“When I was watching Obama's acceptance speech (Tuesday night), I was convinced that he had written it himself, and therefore that he was saying things that he actually believed and had considered,” says Jane Smiley, author of the Pulitzer Prize-winning “A Thousand Acres” and other fiction.
“I find that more convincing in a politician than the usual thing of speaking the words of a raft of hack speechwriters. If he were to lie to us, he would really be betraying his deepest self.”
“Until now, my identity as a writer has never overlapped with my identity as an American — in the past eight years, my writing has often felt like an antidote or correction to my Americanism,“ says “Everything Is Illuminated” novelist Jonathan Safran Foer.
“But finally having a writer-president — and I don't mean a published author, but someone who knows the full value of the carefully chosen word — I suddenly feel, for the first time, not only like a writer who happens to be American, but an American writer.”
Authors regard Obama as a peer – TODAY: Book news – MSNBC.com.
Maybe it was just the rush of the moment but I really was impressed by Obama’s writing skills on election night. What stuck me was the way he took his campaign catch phrase and turned it on its head.

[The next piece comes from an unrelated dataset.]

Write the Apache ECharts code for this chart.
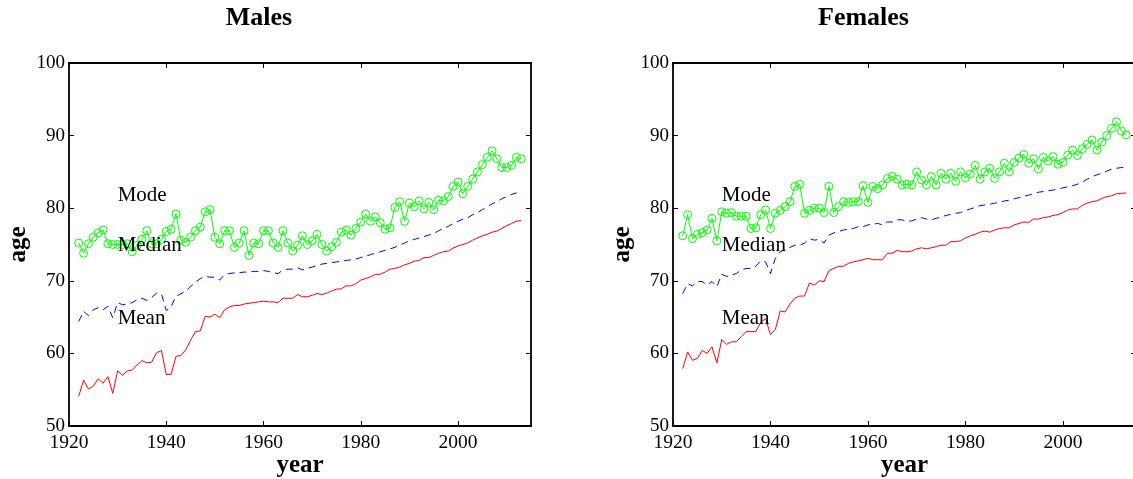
<!DOCTYPE html>
<html>
<head>
<meta charset="utf-8">
<script src="https://cdn.jsdelivr.net/npm/echarts@6/dist/echarts.min.js"></script>
<style>html,body{margin:0;padding:0;background:#fff;}#c{width:1133px;height:479px;}</style>
</head>
<body>
<div id="c"></div>
<script>
const years = [1922,1923,1924,1925,1926,1927,1928,1929,1930,1931,1932,1933,1934,1935,1936,1937,1938,1939,1940,1941,1942,1943,1944,1945,1946,1947,1948,1949,1950,1951,1952,1953,1954,1955,1956,1957,1958,1959,1960,1961,1962,1963,1964,1965,1966,1967,1968,1969,1970,1971,1972,1973,1974,1975,1976,1977,1978,1979,1980,1981,1982,1983,1984,1985,1986,1987,1988,1989,1990,1991,1992,1993,1994,1995,1996,1997,1998,1999,2000,2001,2002,2003,2004,2005,2006,2007,2008,2009,2010,2011,2012,2013];

const malesMode = [75.2,73.8,75.1,76.0,76.6,77.0,75.1,75.0,75.0,75.0,75.1,74.0,74.9,75.7,76.9,75.1,75.1,75.7,76.8,77.1,79.2,75.6,75.3,76.0,76.9,77.4,79.5,79.8,76.0,75.1,76.9,76.9,74.6,75.2,76.9,73.5,75.2,75.1,76.9,76.9,75.2,74.6,76.9,75.2,74.1,74.9,76.2,75.0,75.5,76.4,75.0,74.1,74.7,75.3,76.7,77.0,76.3,77.2,78.1,79.2,78.2,78.8,78.0,77.1,77.3,80.1,80.9,78.2,80.7,80.2,81.0,79.9,80.8,79.8,81.1,81.0,81.6,83.0,83.6,82.0,83.0,84.0,85.0,86.0,87.0,87.9,86.8,85.6,85.6,85.9,87.0,86.8];
const malesMedian = [64.4,65.8,65.2,66.0,66.3,66.0,66.5,64.9,67.0,66.7,66.8,67.0,67.4,67.6,67.3,67.7,68.3,68.2,65.9,66.4,67.9,68.2,68.6,69.2,69.8,70.3,70.6,70.5,70.5,70.1,70.9,71.0,71.1,71.1,71.2,71.2,71.3,71.3,71.4,71.3,71.1,71.0,71.5,71.6,71.6,71.8,71.5,71.7,71.9,72.1,72.3,72.4,72.5,72.6,72.7,72.8,72.9,73.0,73.2,73.4,73.6,73.8,74.0,74.2,74.4,74.6,74.9,75.2,75.5,75.7,75.9,76.1,76.3,76.5,76.9,77.2,77.5,77.9,78.2,78.5,78.7,79.1,79.4,79.8,80.2,80.6,80.9,81.3,81.6,81.9,82.1,82.3];
const malesMean = [54.1,56.3,55.1,55.5,56.5,55.9,56.8,54.5,57.6,57.0,57.6,57.7,58.4,59.0,58.7,58.8,60.1,60.4,57.1,57.1,59.6,59.7,60.5,61.8,63.0,63.1,65.1,65.0,65.4,64.9,66.0,66.4,66.6,66.6,66.8,66.9,67.0,67.1,67.2,67.1,67.1,67.0,67.6,67.6,67.6,68.1,67.8,67.8,68.0,68.25,68.1,68.3,68.6,68.85,68.9,69.3,69.3,69.6,70.1,70.3,70.55,70.9,70.9,71.2,71.6,71.7,71.9,72.2,72.4,72.7,72.8,73.2,73.2,73.5,73.8,74.0,74.1,74.5,74.8,75.0,75.2,75.6,75.9,76.2,76.4,76.7,76.85,77.2,77.6,77.9,78.2,78.3];

const femalesMode = [76.2,79.1,75.8,76.4,76.6,77.0,78.6,75.5,79.5,79.3,79.4,78.9,78.9,78.9,77.2,77.3,79.1,79.75,77.2,79.3,79.7,80.2,80.9,83.0,83.3,79.3,79.7,80.0,80.0,79.4,83.0,79.4,80.2,80.9,80.8,80.9,80.9,83.1,80.8,83.0,82.7,83.2,84.1,84.4,84.0,83.2,83.3,83.2,85.0,83.9,83.2,84.35,83.2,84.8,84.0,84.8,83.7,85.0,84.2,84.7,85.9,84.0,85.0,85.5,84.1,85.0,86.2,85.0,86.3,86.9,87.4,86.2,86.8,85.4,87.0,86.5,87.1,86.05,86.3,87.3,88.0,87.25,88.2,88.8,89.4,88.0,89.1,90.0,91.0,91.9,90.65,90.1];
const femalesMedian = [68.25,69.6,69.3,69.9,69.9,69.4,69.9,69.2,70.9,70.6,70.8,71.0,71.5,71.7,71.7,72.0,72.75,72.6,71.0,73.1,74.0,74.3,74.6,74.9,74.9,75.2,75.8,75.6,75.7,75.2,76.3,76.6,76.8,77.0,77.1,77.2,77.45,77.45,77.7,77.8,77.9,77.7,78.1,78.1,78.4,78.4,78.2,78.25,78.5,78.7,78.5,78.4,78.6,78.8,79.0,79.15,79.3,79.4,79.65,79.9,80.1,80.35,80.45,80.55,80.7,80.8,81.0,81.1,81.3,81.45,81.65,81.8,82.0,82.2,82.3,82.4,82.5,82.65,82.8,82.95,83.1,83.3,83.6,84.0,84.35,84.6,84.8,85.1,85.4,85.5,85.6,85.65];
const femalesMean = [57.9,60.2,59.05,59.3,60.4,60.0,60.9,58.7,61.9,61.25,61.6,61.6,62.3,63.0,63.0,63.0,64.3,64.8,62.6,63.3,65.85,65.7,66.8,67.6,67.9,67.9,69.7,69.4,70.0,69.9,71.4,71.7,72.0,72.0,72.4,72.6,72.75,72.9,73.1,72.9,72.9,72.9,73.8,73.8,74.2,74.0,74.0,74.1,74.4,74.55,74.4,74.55,74.7,74.9,74.9,75.4,75.4,75.5,75.9,76.2,76.4,76.7,76.85,76.7,77.0,77.2,77.3,77.3,77.7,77.9,78.1,78.05,78.5,78.5,78.7,78.8,79.0,79.1,79.4,79.75,79.9,79.9,80.4,80.7,80.9,81.0,81.35,81.6,81.7,82.0,82.05,82.1];

const xTicks = [1920,1940,1960,1980,2000];
const yTicks = [50,60,70,80,90,100];
const panelTitles = ['Males','Females'];
const seriesNames = ['Mode','Median','Mean'];
const labelYear = 1930;
const labelValues = [81.8,74.9,64.8];

const FONT = 'Liberation Serif';
const pair = (ys) => years.map((y,i)=>[y, ys[i]]);
const panels = [
  {mode: malesMode, median: malesMedian, mean: malesMean},
  {mode: femalesMode, median: femalesMedian, mean: femalesMean}
];

const grids = [
  {left: 69, top: 63, width: 462, height: 363, outerBoundsMode: 'none', containLabel: false},
  {left: 673, top: 63, width: 463, height: 363, outerBoundsMode: 'none', containLabel: false}
];

const axLine = {show: true, onZero: false, lineStyle: {color: '#000', width: 1.8}};
const tickStyle = {color: '#000', width: 1};
const xAxis = [], yAxis = [], series = [], title = [];

grids.forEach((g, i) => {
  xAxis.push({
    type: 'value', gridIndex: i, min: 1920, max: 2015, position: 'bottom',
    axisLine: axLine,
    axisTick: {show: true, inside: true, length: 5, customValues: xTicks, lineStyle: tickStyle},
    axisLabel: {customValues: xTicks, formatter: (v) => String(v), fontFamily: FONT, fontSize: 19.5, color: '#000', margin: 7},
    splitLine: {show: false},
    name: 'year', nameLocation: 'middle', nameGap: 27, nameMoveOverlap: false,
    nameTextStyle: {fontFamily: FONT, fontWeight: 'bold', fontSize: 25, color: '#000'}
  });
  xAxis.push({
    type: 'value', gridIndex: i, min: 1920, max: 2015, position: 'top',
    axisLine: axLine,
    axisTick: {show: true, inside: true, length: 5, customValues: xTicks, lineStyle: tickStyle},
    axisLabel: {show: false}, splitLine: {show: false}
  });
  yAxis.push({
    type: 'value', gridIndex: i, min: 50, max: 100, interval: 10, position: 'left',
    axisLine: axLine,
    axisTick: {show: true, inside: true, length: 5, lineStyle: tickStyle},
    axisLabel: {formatter: (v) => String(v), fontFamily: FONT, fontSize: 19, color: '#000', margin: 4},
    splitLine: {show: false},
    name: 'age', nameLocation: 'middle', nameGap: 38, nameRotate: 90, nameMoveOverlap: false,
    nameTextStyle: {fontFamily: FONT, fontWeight: 'bold', fontSize: 25, color: '#000'}
  });
  yAxis.push({
    type: 'value', gridIndex: i, min: 50, max: 100, interval: 10, position: 'right',
    axisLine: axLine,
    axisTick: {show: true, inside: true, length: 5, lineStyle: tickStyle},
    axisLabel: {show: false}, splitLine: {show: false}
  });
  title.push({
    text: panelTitles[i], left: g.left + g.width / 2 - 46, top: 0, textAlign: 'center',
    textStyle: {fontFamily: FONT, fontWeight: 'bold', fontSize: 26, color: '#000'}
  });
  const p = panels[i];
  const xi = i * 2, yi = i * 2;
  series.push({
    type: 'line', name: 'Mode', xAxisIndex: xi, yAxisIndex: yi, data: pair(p.mode),
    symbol: 'circle', symbolSize: 8, showAllSymbol: true,
    lineStyle: {color: '#00ff00', width: 1},
    itemStyle: {color: 'rgba(0,0,0,0)', borderColor: '#00ff00', borderWidth: 1},
    animation: false, silent: true, z: 3
  });
  series.push({
    type: 'line', name: 'Median', xAxisIndex: xi, yAxisIndex: yi, data: pair(p.median),
    symbol: 'none', lineStyle: {color: '#0000ff', width: 1, type: [7, 5]},
    animation: false, silent: true, z: 2
  });
  series.push({
    type: 'line', name: 'Mean', xAxisIndex: xi, yAxisIndex: yi, data: pair(p.mean),
    symbol: 'none', lineStyle: {color: '#ff0000', width: 1},
    animation: false, silent: true, z: 2
  });
  series.push({
    type: 'scatter', xAxisIndex: xi, yAxisIndex: yi, symbolSize: 0,
    itemStyle: {opacity: 1},
    data: seriesNames.map((n, k) => ({value: [labelYear, labelValues[k]], name: n})),
    label: {show: true, position: 'right', distance: 0, formatter: '{b}',
      fontFamily: FONT, fontSize: 21, color: '#000', opacity: 1},
    animation: false, silent: true, z: 5
  });
});

const chart = echarts.init(document.getElementById('c'), null, {renderer: 'canvas'});
chart.setOption({
  backgroundColor: '#fff',
  animation: false,
  title, grid: grids, xAxis, yAxis, series
});
</script>
</body>
</html>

Instead of a call-and-response affirmation, he made it sound like a quiet prayer. It was nice bit of theater, but it showed a writer’s sure hand too: yes we can.
The larger hope, for me, is that we will finally leave behind the era of the frat-boy President. (I hope too the failure of Caribou Barbie is another good sign.) So much attention has been paid to his race or age or lack of experience that his intellectualism, anathema to so many Americans, slipped right under the radar. This might prove as important as anything.